═══ Extracted material ═══
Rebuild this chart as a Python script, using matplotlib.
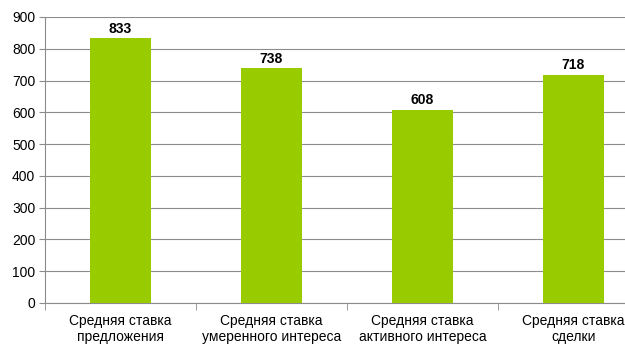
import matplotlib
matplotlib.use('Agg')
import matplotlib.pyplot as plt
import numpy as np

categories = ["Средняя ставка\nпредложения", "Средняя ставка\nумеренного интереса",
              "Средняя ставка\nактивного интереса", "Средняя ставка\nсделки"]
values = [833, 738, 608, 718]

plt.rcParams['font.family'] = ['Liberation Sans', 'DejaVu Sans']

fig = plt.figure(figsize=(6.25, 3.56), dpi=100)
# axes run a bit past the right edge, like the original
ax = fig.add_axes([45 / 625, 1 - 303 / 356, 604 / 625, (303 - 17) / 356])

x = np.arange(len(categories))
bars = ax.bar(x, values, width=0.4, color="#99CC00", zorder=3)
for b, v in zip(bars, values):
    ax.text(b.get_x() + b.get_width() / 2, v + 8, str(v), ha='center', va='bottom',
            fontsize=10, fontweight='bold', color='black')

ax.set_xlim(-0.5, len(categories) - 0.5)
ax.set_ylim(0, 900)
ax.set_yticks(range(0, 901, 100))
ax.yaxis.grid(True, color='#8c8c8c', linewidth=0.8, zorder=0)

ax.set_xticks(x)
ax.set_xticklabels(categories, fontsize=10)
ax.set_xticks(np.arange(len(categories) + 1) - 0.5, minor=True)
ax.tick_params(axis='x', which='major', length=0, pad=8)
ax.tick_params(axis='x', which='minor', length=5, color='#8c8c8c')
ax.tick_params(axis='y', length=4, color='#8c8c8c', labelsize=10, pad=3)

for s in ['top', 'right']:
    ax.spines[s].set_visible(False)
for s in ['left', 'bottom']:
    ax.spines[s].set_color('#8c8c8c')
    ax.spines[s].set_linewidth(0.8)

fig.savefig("out.png", dpi=100)
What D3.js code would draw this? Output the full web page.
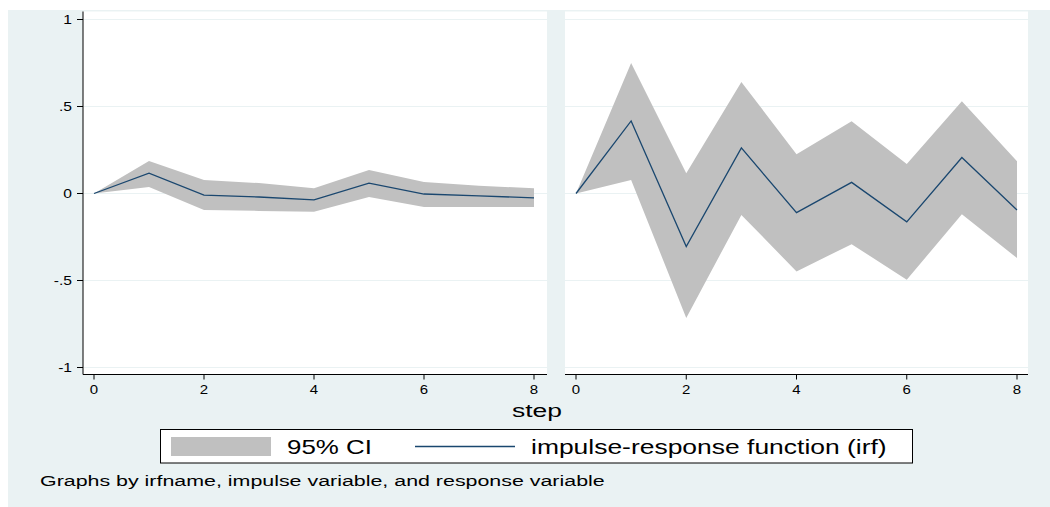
<!DOCTYPE html>
<html>
<head>
<meta charset="utf-8">
<script src="https://cdn.jsdelivr.net/npm/d3@7/dist/d3.min.js"></script>
<style>
html,body{margin:0;padding:0;background:#fff;}
svg{display:block;}
text{font-family:"Liberation Sans",Arial,Helvetica,sans-serif;fill:#000;}
</style>
</head>
<body>
<svg id="chart" width="1050" height="507"></svg>
<script>
// ---- data ----
const steps = [0, 1, 2, 3, 4, 5, 6, 7, 8];
const xTicks = [0, 2, 4, 6, 8];
const yTicks = [1, 0.5, 0, -0.5, -1];
const yTickLabels = ["1", ".5", "0", "-.5", "-1"];

const leftIrf = [0, 0.117, -0.009, -0.020, -0.037, 0.060, -0.003, -0.014, -0.025];
const leftLo  = [0, 0.037, -0.095, -0.100, -0.105, -0.020, -0.077, -0.077, -0.078];
const leftHi  = [0, 0.187, 0.077, 0.060, 0.030, 0.135, 0.066, 0.045, 0.030];

const rightIrf = [0, 0.417, -0.305, 0.262, -0.110, 0.064, -0.163, 0.207, -0.095];
const rightLo  = [0, 0.077, -0.715, -0.123, -0.448, -0.291, -0.496, -0.119, -0.371];
const rightHi  = [0, 0.750, 0.116, 0.641, 0.226, 0.415, 0.169, 0.530, 0.186];

const legendLabels = ["95% CI", "impulse-response function (irf)"];
const xTitle = "step";
const note = "Graphs by irfname, impulse variable, and response variable";

// ---- styling ----
const BG = "#eaf2f3", CI = "#c0c0c0", LINE = "#1a476f", GRID = "#eaf2f3";

const svg = d3.select("#chart");
svg.append("rect").attr("x", 8).attr("y", 10).attr("width", 1042).attr("height", 497).attr("fill", BG);

const y = d3.scaleLinear().domain([-1, 1]).range([367.5, 19.5]);
const panelTop = 11.5, panelBot = 374.5;

// stretched text helper (reference text is horizontally stretched)
function stext(g, str, x, yy, size, anchor, sx, target) {
  const t = g.append("text").attr("font-size", size).attr("text-anchor", anchor).text(str);
  let s = sx;
  if (target) { const w = t.node().getComputedTextLength(); s = target / w; }
  t.attr("transform", `translate(${x},${yy}) scale(${s},1)`);
  return t;
}

const panels = [
  {x0: 83, x1: 547, range: [94, 534], irf: leftIrf, lo: leftLo, hi: leftHi, yaxis: true},
  {x0: 565, x1: 1028, range: [576, 1017], irf: rightIrf, lo: rightLo, hi: rightHi, yaxis: false}
];

panels.forEach(p => {
  const x = d3.scaleLinear().domain([0, 8]).range(p.range);
  const g = svg.append("g");
  g.append("rect").attr("x", p.x0).attr("y", panelTop).attr("width", p.x1 - p.x0)
    .attr("height", panelBot - panelTop).attr("fill", "#fff");
  // gridlines
  g.selectAll(".grid").data(yTicks).join("line")
    .attr("x1", p.x0).attr("x2", p.x1)
    .attr("y1", d => y(d)).attr("y2", d => y(d))
    .attr("stroke", GRID).attr("stroke-width", 1.2);
  // CI band
  const area = d3.area().x((d, i) => x(steps[i])).y0((d, i) => y(p.lo[i])).y1((d, i) => y(p.hi[i]));
  g.append("path").datum(steps).attr("d", area).attr("fill", CI);
  // irf line
  const line = d3.line().x((d, i) => x(steps[i])).y((d, i) => y(p.irf[i]));
  g.append("path").datum(steps).attr("d", line).attr("fill", "none")
    .attr("stroke", LINE).attr("stroke-width", 1.3).attr("stroke-linejoin", "miter");
  // x axis
  g.append("line").attr("x1", p.x0).attr("x2", p.x1).attr("y1", panelBot).attr("y2", panelBot)
    .attr("stroke", "#000").attr("stroke-width", 1);
  xTicks.forEach(t => {
    g.append("line").attr("x1", x(t)).attr("x2", x(t)).attr("y1", panelBot).attr("y2", panelBot + 5)
      .attr("stroke", "#000").attr("stroke-width", 1);
    stext(g, String(t), x(t), 394, 12.5, "middle", 1.2);
  });
  if (p.yaxis) {
    g.append("line").attr("x1", p.x0).attr("x2", p.x0).attr("y1", panelTop).attr("y2", panelBot)
      .attr("stroke", "#000").attr("stroke-width", 1);
    yTicks.forEach((t, i) => {
      g.append("line").attr("x1", p.x0 - 6).attr("x2", p.x0).attr("y1", y(t)).attr("y2", y(t))
        .attr("stroke", "#000").attr("stroke-width", 1);
      stext(g, yTickLabels[i], 72, y(t) + 4.5, 12.5, "end", 1.25);
    });
  }
});

// x title
stext(svg, xTitle, 537, 417, 18, "middle", null, 50);

// legend
const lg = svg.append("g");
lg.append("rect").attr("x", 160.5).attr("y", 429.5).attr("width", 752).attr("height", 33.5)
  .attr("fill", "#fff").attr("stroke", "#000").attr("stroke-width", 1);
lg.append("rect").attr("x", 171).attr("y", 437).attr("width", 100).attr("height", 19).attr("fill", CI);
stext(lg, legendLabels[0], 287, 453.5, 20, "start", null, 85);
lg.append("line").attr("x1", 415).attr("x2", 515).attr("y1", 446.5).attr("y2", 446.5)
  .attr("stroke", LINE).attr("stroke-width", 1.3);
stext(lg, legendLabels[1], 531, 453.5, 20, "start", null, 356);

// note
stext(svg, note, 40, 486, 15, "start", null, 565);
</script>
</body>
</html>
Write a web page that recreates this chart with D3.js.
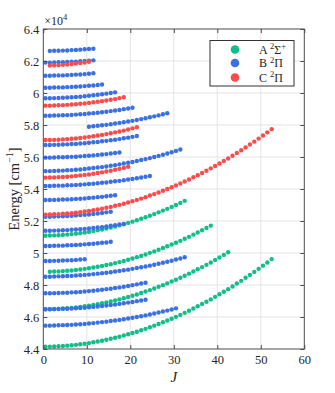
═══
Set problem: Repeat the listing in full and exactly. Leave any pictures out.

Final answer:
Rebuild this chart as a Python script, using matplotlib.
import matplotlib
matplotlib.use('Agg')
import matplotlib.pyplot as plt
import numpy as np

categories = ["Средняя ставка\nпредложения", "Средняя ставка\nумеренного интереса",
              "Средняя ставка\nактивного интереса", "Средняя ставка\nсделки"]
values = [833, 738, 608, 718]

plt.rcParams['font.family'] = ['Liberation Sans', 'DejaVu Sans']

fig = plt.figure(figsize=(6.25, 3.56), dpi=100)
# axes run a bit past the right edge, like the original
ax = fig.add_axes([45 / 625, 1 - 303 / 356, 604 / 625, (303 - 17) / 356])

x = np.arange(len(categories))
bars = ax.bar(x, values, width=0.4, color="#99CC00", zorder=3)
for b, v in zip(bars, values):
    ax.text(b.get_x() + b.get_width() / 2, v + 8, str(v), ha='center', va='bottom',
            fontsize=10, fontweight='bold', color='black')

ax.set_xlim(-0.5, len(categories) - 0.5)
ax.set_ylim(0, 900)
ax.set_yticks(range(0, 901, 100))
ax.yaxis.grid(True, color='#8c8c8c', linewidth=0.8, zorder=0)

ax.set_xticks(x)
ax.set_xticklabels(categories, fontsize=10)
ax.set_xticks(np.arange(len(categories) + 1) - 0.5, minor=True)
ax.tick_params(axis='x', which='major', length=0, pad=8)
ax.tick_params(axis='x', which='minor', length=5, color='#8c8c8c')
ax.tick_params(axis='y', length=4, color='#8c8c8c', labelsize=10, pad=3)

for s in ['top', 'right']:
    ax.spines[s].set_visible(False)
for s in ['left', 'bottom']:
    ax.spines[s].set_color('#8c8c8c')
    ax.spines[s].set_linewidth(0.8)

fig.savefig("out.png", dpi=100)
What D3.js code would draw this? Output the full web page.
<!DOCTYPE html>
<html>
<head>
<meta charset="utf-8">
<script src="https://cdn.jsdelivr.net/npm/d3@7/dist/d3.min.js"></script>
<style>
html,body{margin:0;padding:0;background:#fff;}
svg{display:block;}
text{font-family:"Liberation Sans",Arial,Helvetica,sans-serif;fill:#000;}
</style>
</head>
<body>
<svg id="chart" width="1050" height="507"></svg>
<script>
// ---- data ----
const steps = [0, 1, 2, 3, 4, 5, 6, 7, 8];
const xTicks = [0, 2, 4, 6, 8];
const yTicks = [1, 0.5, 0, -0.5, -1];
const yTickLabels = ["1", ".5", "0", "-.5", "-1"];

const leftIrf = [0, 0.117, -0.009, -0.020, -0.037, 0.060, -0.003, -0.014, -0.025];
const leftLo  = [0, 0.037, -0.095, -0.100, -0.105, -0.020, -0.077, -0.077, -0.078];
const leftHi  = [0, 0.187, 0.077, 0.060, 0.030, 0.135, 0.066, 0.045, 0.030];

const rightIrf = [0, 0.417, -0.305, 0.262, -0.110, 0.064, -0.163, 0.207, -0.095];
const rightLo  = [0, 0.077, -0.715, -0.123, -0.448, -0.291, -0.496, -0.119, -0.371];
const rightHi  = [0, 0.750, 0.116, 0.641, 0.226, 0.415, 0.169, 0.530, 0.186];

const legendLabels = ["95% CI", "impulse-response function (irf)"];
const xTitle = "step";
const note = "Graphs by irfname, impulse variable, and response variable";

// ---- styling ----
const BG = "#eaf2f3", CI = "#c0c0c0", LINE = "#1a476f", GRID = "#eaf2f3";

const svg = d3.select("#chart");
svg.append("rect").attr("x", 8).attr("y", 10).attr("width", 1042).attr("height", 497).attr("fill", BG);

const y = d3.scaleLinear().domain([-1, 1]).range([367.5, 19.5]);
const panelTop = 11.5, panelBot = 374.5;

// stretched text helper (reference text is horizontally stretched)
function stext(g, str, x, yy, size, anchor, sx, target) {
  const t = g.append("text").attr("font-size", size).attr("text-anchor", anchor).text(str);
  let s = sx;
  if (target) { const w = t.node().getComputedTextLength(); s = target / w; }
  t.attr("transform", `translate(${x},${yy}) scale(${s},1)`);
  return t;
}

const panels = [
  {x0: 83, x1: 547, range: [94, 534], irf: leftIrf, lo: leftLo, hi: leftHi, yaxis: true},
  {x0: 565, x1: 1028, range: [576, 1017], irf: rightIrf, lo: rightLo, hi: rightHi, yaxis: false}
];

panels.forEach(p => {
  const x = d3.scaleLinear().domain([0, 8]).range(p.range);
  const g = svg.append("g");
  g.append("rect").attr("x", p.x0).attr("y", panelTop).attr("width", p.x1 - p.x0)
    .attr("height", panelBot - panelTop).attr("fill", "#fff");
  // gridlines
  g.selectAll(".grid").data(yTicks).join("line")
    .attr("x1", p.x0).attr("x2", p.x1)
    .attr("y1", d => y(d)).attr("y2", d => y(d))
    .attr("stroke", GRID).attr("stroke-width", 1.2);
  // CI band
  const area = d3.area().x((d, i) => x(steps[i])).y0((d, i) => y(p.lo[i])).y1((d, i) => y(p.hi[i]));
  g.append("path").datum(steps).attr("d", area).attr("fill", CI);
  // irf line
  const line = d3.line().x((d, i) => x(steps[i])).y((d, i) => y(p.irf[i]));
  g.append("path").datum(steps).attr("d", line).attr("fill", "none")
    .attr("stroke", LINE).attr("stroke-width", 1.3).attr("stroke-linejoin", "miter");
  // x axis
  g.append("line").attr("x1", p.x0).attr("x2", p.x1).attr("y1", panelBot).attr("y2", panelBot)
    .attr("stroke", "#000").attr("stroke-width", 1);
  xTicks.forEach(t => {
    g.append("line").attr("x1", x(t)).attr("x2", x(t)).attr("y1", panelBot).attr("y2", panelBot + 5)
      .attr("stroke", "#000").attr("stroke-width", 1);
    stext(g, String(t), x(t), 394, 12.5, "middle", 1.2);
  });
  if (p.yaxis) {
    g.append("line").attr("x1", p.x0).attr("x2", p.x0).attr("y1", panelTop).attr("y2", panelBot)
      .attr("stroke", "#000").attr("stroke-width", 1);
    yTicks.forEach((t, i) => {
      g.append("line").attr("x1", p.x0 - 6).attr("x2", p.x0).attr("y1", y(t)).attr("y2", y(t))
        .attr("stroke", "#000").attr("stroke-width", 1);
      stext(g, yTickLabels[i], 72, y(t) + 4.5, 12.5, "end", 1.25);
    });
  }
});

// x title
stext(svg, xTitle, 537, 417, 18, "middle", null, 50);

// legend
const lg = svg.append("g");
lg.append("rect").attr("x", 160.5).attr("y", 429.5).attr("width", 752).attr("height", 33.5)
  .attr("fill", "#fff").attr("stroke", "#000").attr("stroke-width", 1);
lg.append("rect").attr("x", 171).attr("y", 437).attr("width", 100).attr("height", 19).attr("fill", CI);
stext(lg, legendLabels[0], 287, 453.5, 20, "start", null, 85);
lg.append("line").attr("x1", 415).attr("x2", 515).attr("y1", 446.5).attr("y2", 446.5)
  .attr("stroke", LINE).attr("stroke-width", 1.3);
stext(lg, legendLabels[1], 531, 453.5, 20, "start", null, 356);

// note
stext(svg, note, 40, 486, 15, "start", null, 565);
</script>
</body>
</html>
Write a web page that recreates this chart with D3.js.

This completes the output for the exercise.